My first reader: a guest blog by Clea Simon

This week marks the launch of my new mystery, Shades of Grey, first in a new series, and I should be celebrating. I’ve set up some readings and am guestblogging at various sites all month. But the champagne is still on the rack, its glorious pop postponed. Because my first reader is fading away.

It is sadly ironic that Shades of Grey deals with death and with those half shades of existence that come before, and possibly after. Unlike my previous books, Shades of Grey is a ghost story, a paranormal mystery, as they’re now called. In it, a young, vulnerable grad student is studying the Gothic novels of the late 18th century. But then her own life turns Gothic as the ghost of her beloved cat shows up – and various other psychic phenomenon start intruding into her orderly, academic life. In Shades of Grey, I deal with these topics gently – this is essentially a cozy mystery. A light read, but the topics are there.

When people ask me where I get my ideas, I don’t know what to tell them. I’ve always written, because I’ve always read. In fact, I still have a copy of the first story I ever wrote. In labored, oversize lettering, it tells of a prince who was changed into a frog – but who then decided to make the most of his amphibian existence. I have it because my mother, when she was moving, decided she no longer had any use for many of the keepsakes she’d saved over the years. Although I was hurt by this at the time, I now see that she was shedding her former life. Various forms of dementia – normal pressure hydrocephaly and other complications – were taking their toll. She was moving from her condo to assisted living, and she was holding on only to what was vital. To what she thought she could keep.

My mother was my first reader and has been, over the years, one of my biggest supporters. It wasn’t easy for any of us. Both my brother and my sister developed schizophrenia while I was still a child, and while that made me, by default, my mother’s favorite – the good child – the price was way too high. That story of adaptation – that resigned frog – wasn’t simply a fable.
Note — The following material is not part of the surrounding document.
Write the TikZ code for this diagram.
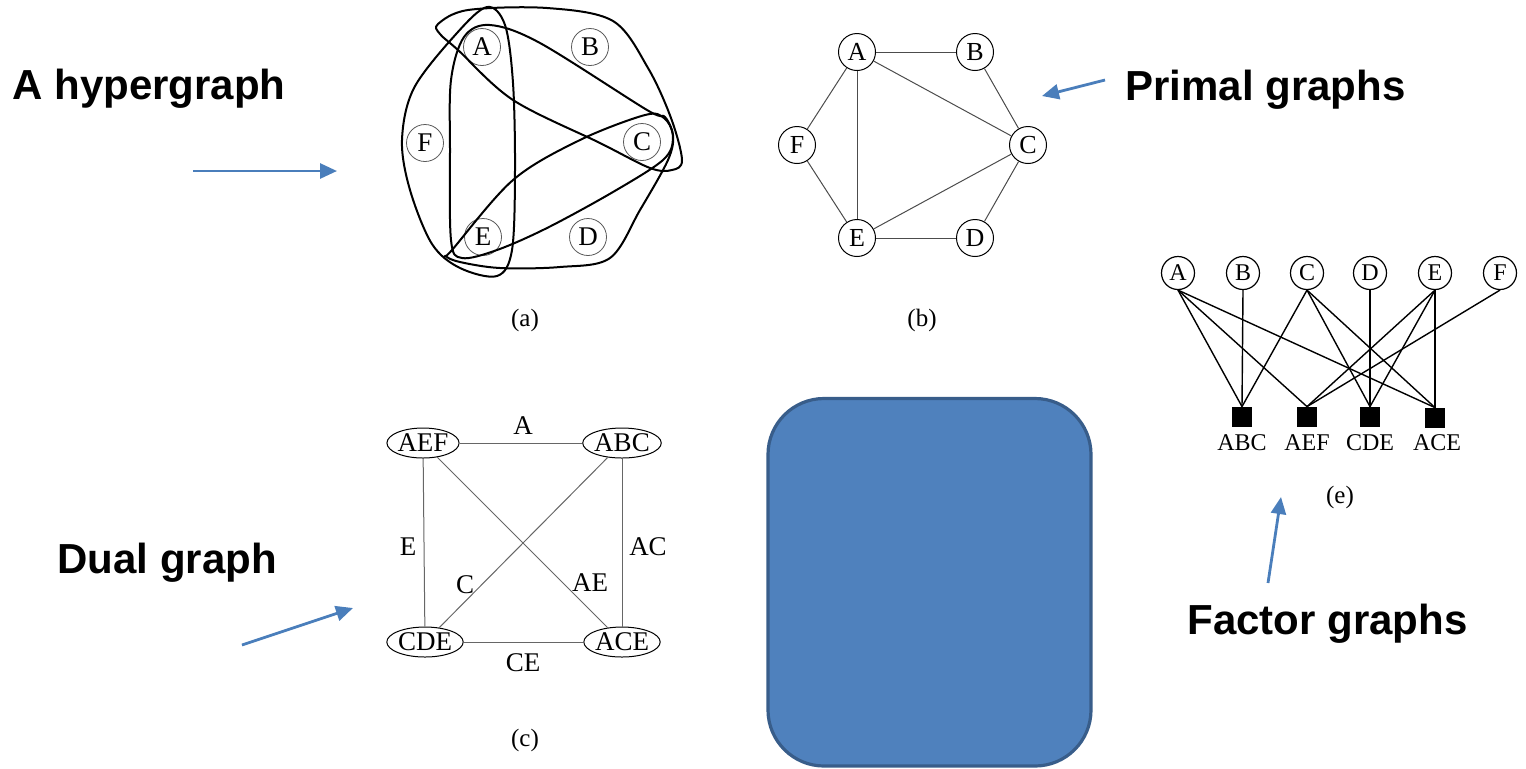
\documentclass[tikz,border=0pt]{standalone}
\usepackage{fontspec}
\setmainfont{Liberation Serif}
\newfontfamily\lsans{Liberation Sans}
\usetikzlibrary{arrows.meta,shapes.geometric}
\definecolor{arrowblue}{HTML}{4A7EBB}
\definecolor{boxfill}{HTML}{4F81BD}
\definecolor{boxedge}{HTML}{385D8A}
\begin{document}
\begin{tikzpicture}[x=0.5pt,y=-0.5pt,
  hvert/.style={circle,draw=black!65,line width=0.4pt,minimum size=18.5pt,inner sep=0pt,font=\fontsize{13.5}{13.5}\selectfont},
  hedge/.style={line width=1pt,line join=round},
  pvert/.style={circle,draw=black,line width=0.5pt,minimum size=18.5pt,inner sep=0pt,font=\fontsize{13}{13}\selectfont},
  pedge/.style={draw=black!70,line width=0.5pt},
  dvert/.style={ellipse,draw=black,line width=0.5pt,minimum width=36pt,minimum height=15pt,inner sep=0pt,font=\fontsize{13.5}{14}\selectfont},
  dedge/.style={draw=black!60,line width=0.5pt},
  dlab/.style={font=\fontsize{13.5}{14}\selectfont,inner sep=0pt},
  fvert/.style={circle,draw=black,line width=0.6pt,minimum size=16.5pt,inner sep=0pt,font=\fontsize{12}{12}\selectfont},
  fsq/.style={rectangle,fill=black,minimum size=10pt,inner sep=0pt},
  fedge/.style={draw=black,line width=0.7pt},
  flab/.style={font=\fontsize{12}{12}\selectfont,inner sep=0pt},
  captxt/.style={font=\fontsize{12.5}{13}\selectfont,inner sep=0pt},
  biglabel/.style={font=\lsans\bfseries\fontsize{21}{25}\selectfont,inner sep=0pt,anchor=base west},
  barrow/.style={draw=arrowblue,line width=1.4pt,-{Triangle[length=8.5pt,width=7.5pt]}}
]
\useasboundingbox (0,0) rectangle (1526,768);

% ---------- labels ----------
\node[biglabel] (lh) at (12,99) {A hypergraph};
\node[biglabel] (lp) at (1125,100) {Primal graphs};
\node[biglabel] (ld) at (57,573) {Dual graph};
\node[biglabel] (lf) at (1187,634) {Factor graphs};

% ---------- arrows ----------
\coordinate (ha0) at (193,171); \coordinate (ha1) at (337,171);
\coordinate (pa0) at (1105,80); \coordinate (pa1) at (1042,96);
\coordinate (da0) at (242,645); \coordinate (da1) at (353,608);
\coordinate (fa0) at (1268,583); \coordinate (fa1) at (1281,497);
\draw[barrow] (ha0) -- (ha1);
\draw[barrow] (pa0) -- (pa1);
\draw[barrow] (da0) -- (da1);
\draw[barrow] (fa0) -- (fa1);

% ---------- (a) hypergraph ----------
\node[hvert] (hA) at (482,47) {A};
\node[hvert] (hB) at (590,47) {B};
\node[hvert] (hC) at (642,142) {C};
\node[hvert] (hF) at (425,143) {F};
\node[hvert] (hE) at (483,237) {E};
\node[hvert] (hD) at (588,237) {D};
% ABC
\draw[hedge] plot[smooth cycle,tension=0.55] coordinates {(438,24) (468,10) (547,8) (613,21) (648,68) (671,118) (682,160) (672,170) (650,168) (600,143) (513,100) (458,50) (440,34)};
% AEF
\draw[hedge] plot[smooth cycle,tension=0.55] coordinates {(487,7) (505,25) (513,83) (515,170) (512,250) (497,276) (460,268) (432,244) (410,190) (402,140) (414,88) (457,33)};
% ACE
\draw[hedge] plot[smooth cycle,tension=0.55] coordinates {(450,150) (451,80) (464,37) (490,25) (540,43) (647,110) (665,117) (673,138) (663,160) (613,192) (547,228) (497,250) (462,258) (451,240)};
% CDE
\draw[hedge] plot[smooth cycle,tension=0.55] coordinates {(452,250) (513,180) (580,140) (645,115) (664,118) (673,135) (668,160) (640,210) (610,258) (560,267) (500,268) (460,262) (446,256)};
\node[captxt] (ca) at (525,320) {(a)};

% ---------- (b) primal graph ----------
\node[pvert] (pA) at (857,52) {A};
\node[pvert] (pB) at (975,52) {B};
\node[pvert] (pF) at (797,145) {F};
\node[pvert] (pC) at (1028,145) {C};
\node[pvert] (pE) at (857,238) {E};
\node[pvert] (pD) at (975,238) {D};
\draw[pedge] (pA) -- (pB);
\draw[pedge] (pA) -- (pC);
\draw[pedge] (pA) -- (pF);
\draw[pedge] (pA) -- (pE);
\draw[pedge] (pB) -- (pC);
\draw[pedge] (pC) -- (pE);
\draw[pedge] (pC) -- (pD);
\draw[pedge] (pF) -- (pE);
\draw[pedge] (pE) -- (pD);
\node[captxt] (cb) at (922,320) {(b)};

% ---------- (c) dual graph ----------
\node[dvert] (dAEF) at (423,443) {AEF};
\node[dvert] (dABC) at (622,443) {ABC};
\node[dvert] (dCDE) at (425,642) {CDE};
\node[dvert] (dACE) at (622,642) {ACE};
\draw[dedge] (dAEF) -- (dABC);
\draw[dedge] (dCDE) -- (dACE);
\draw[dedge] (dAEF) -- (dCDE);
\draw[dedge] (dABC) -- (dACE);
\draw[dedge] (dAEF) -- (dACE);
\draw[dedge] (dABC) -- (dCDE);
\node[dlab] (lA) at (523,426) {A};
\node[dlab] (lE) at (408,547) {E};
\node[dlab] (lC) at (465,585) {C};
\node[dlab] (lAE) at (590,583) {AE};
\node[dlab] (lAC) at (648,547) {AC};
\node[dlab] (lCE) at (523,663) {CE};
\node[captxt] (cc) at (525,740) {(c)};

% ---------- blue box ----------
\draw[fill=boxfill,draw=boxedge,line width=1.6pt,rounded corners=28pt] (768,398.5) rectangle (1091,766);

% ---------- (e) factor graph ----------
\node[fvert] (fA) at (1178,273) {A};
\node[fvert] (fB) at (1243,273) {B};
\node[fvert] (fC) at (1307,273) {C};
\node[fvert] (fD) at (1370,273) {D};
\node[fvert] (fE) at (1435,273) {E};
\node[fvert] (fF) at (1500,273) {F};
\node[fsq] (gABC) at (1242,417) {};
\node[fsq] (gAEF) at (1307,417) {};
\node[fsq] (gCDE) at (1370,417) {};
\node[fsq] (gACE) at (1435,418) {};
\draw[fedge] (fA.south) -- (gABC.north);
\draw[fedge] (fA.south) -- (gAEF.north);
\draw[fedge] (fA.south) -- (gACE.north);
\draw[fedge] (fB.south) -- (gABC.north);
\draw[fedge] (fC.south) -- (gABC.north);
\draw[fedge] (fC.south) -- (gCDE.north);
\draw[fedge] (fC.south) -- (gACE.north);
\draw[fedge] (fD.south) -- (gCDE.north);
\draw[fedge] (fE.south) -- (gAEF.north);
\draw[fedge] (fE.south) -- (gCDE.north);
\draw[fedge] (fE.south) -- (gACE.north);
\draw[fedge] (fF.south) -- (gAEF.north);
\node[flab] (tABC) at (1242,443) {ABC};
\node[flab] (tAEF) at (1307,443) {AEF};
\node[flab] (tCDE) at (1370,443) {CDE};
\node[flab] (tACE) at (1437,443) {ACE};
\node[captxt] (ce) at (1340,497) {(e)};
\end{tikzpicture}
\end{document}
We made do. We moved on. Family dynamics being what they are, we had other issues over the years – issues I poke loving fun at in Shades of Grey, as Dulcie fights with her neo-hippie mother and mourns her absent father. In a way, my life was designed to make a writer out of me. When I wrote about our family, in Mad House, my first nonfiction book, this caused my mother pain, I know. But whatever else was going on, I could always count on her to read my work. Once I started writing mysteries, I think she quite enjoyed them.
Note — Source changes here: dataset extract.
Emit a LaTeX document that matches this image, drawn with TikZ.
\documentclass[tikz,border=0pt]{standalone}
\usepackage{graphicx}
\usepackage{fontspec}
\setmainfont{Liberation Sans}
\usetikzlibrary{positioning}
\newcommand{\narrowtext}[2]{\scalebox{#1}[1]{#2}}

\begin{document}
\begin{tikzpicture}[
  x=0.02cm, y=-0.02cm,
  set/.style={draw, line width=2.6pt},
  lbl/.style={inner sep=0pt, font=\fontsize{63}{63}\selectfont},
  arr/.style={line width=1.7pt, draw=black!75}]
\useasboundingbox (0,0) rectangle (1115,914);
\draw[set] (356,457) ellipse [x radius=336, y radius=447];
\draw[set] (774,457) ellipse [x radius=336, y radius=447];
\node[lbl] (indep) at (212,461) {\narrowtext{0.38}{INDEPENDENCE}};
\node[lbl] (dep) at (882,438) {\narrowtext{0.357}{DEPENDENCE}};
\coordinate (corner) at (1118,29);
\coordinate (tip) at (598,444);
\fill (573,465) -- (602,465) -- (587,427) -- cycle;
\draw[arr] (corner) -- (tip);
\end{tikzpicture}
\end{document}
I am very aware of another sad irony. While I’m loving Dulcie Schwartz, I have another project out making the rounds. Called Dogs Don’t Lie, it’s my tongue-in-cheek hardboiled mystery, what I’ve labeled a “pet noir,” with a bad-girl animal psychic, and I and my agent thinks its some of my best writing yet. I’d told my mother something about it while I was writing it. But I didn’t tell her all. Because, you see, dementia plays a role in Dogs Don’t Lie, and it’s not a pretty one. For months, I wondered about this – wondered how far I dared push it. Would any publisher take an interest? If so, how long would publication take? Now, I know I don’t have to worry. Even if we were to get an offer tomorrow, my mother will probably not live to see it published. Even if she did, she wouldn’t be able to read it. I’m launching a new book and a new series, but it’s my mother who is fading into shades of grey.